Bien. Parece que estoy cerca. Pasillo, iquierda, derecha, izquierda… Creo que he llegado. De nuevo, otro mostrador. Me tienen que asignar un número de asiento: -«¿Cómo lo quieres, plano o inclinado?» No me esperaba esa pregunta y me quedo en blanco: -«Indiferente». Creo que ha quedado un poco seco, así que intento ponerle una sonrisa amable pero creo que no funciona. Me asigna el asiento 113. Me da un cartel que debo poner en un lugar visible de mi puesto de lectura. Algo comprensible, puesto que los números de las mesas son una chapa de dos centímetros que no se ven a menos que uno se acerque bien, oteando entre todas las cabezas. Antes de entrar en la sala (por fin) me dice que debo darle mi carnet. Con lo que me ha costado -pienso- y ya debo desprenderme de él. Se lo cambio por la tarjeta. Queda como resguardo en el número asignado. Sólo puedo entrar con el cartel.
Por fin consigo entrar. Casi no me lo creo. La sala es inmensa, es preciosa y solemne, en parte, porque reina el silencio y está casi vacía. Sí, al fin. Me siento en mi número 113, no quiero equivocarme. Con mi ordenador registrado. Mis datos actualizados. Hagamos que esta lucha durante más de una hora valga la pena.
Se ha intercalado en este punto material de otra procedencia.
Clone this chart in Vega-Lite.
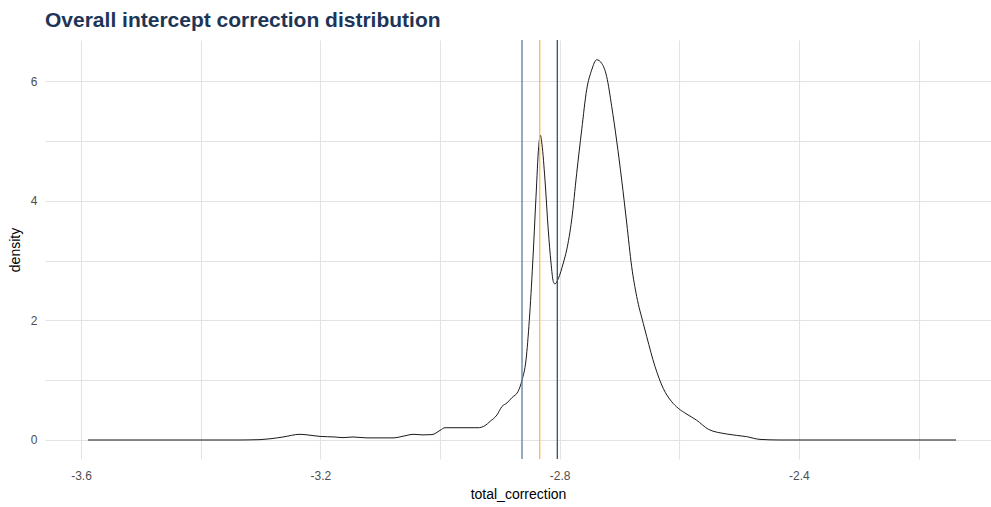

Enciendo mi ordenador y busco en el catálogo. Voy a pedir el libro que venía a consultar. Lo encuentro. Aquí está, disponible. Me dispongo a hacer la solicitud. Para ello necesito mi número de carnet. No… Está fuera, lo han retenido en el cuarto o quinto mostrador. Me decido a ir a buscarlo y copio el número. Vuelvo.
Ahora sí, solicito el libro que necesitaba.

Préstamo restringido ¿Restringido? Es un libro de 2011, no un incunable…

Se requiere petición anticipada. Tardará unas 48 horas.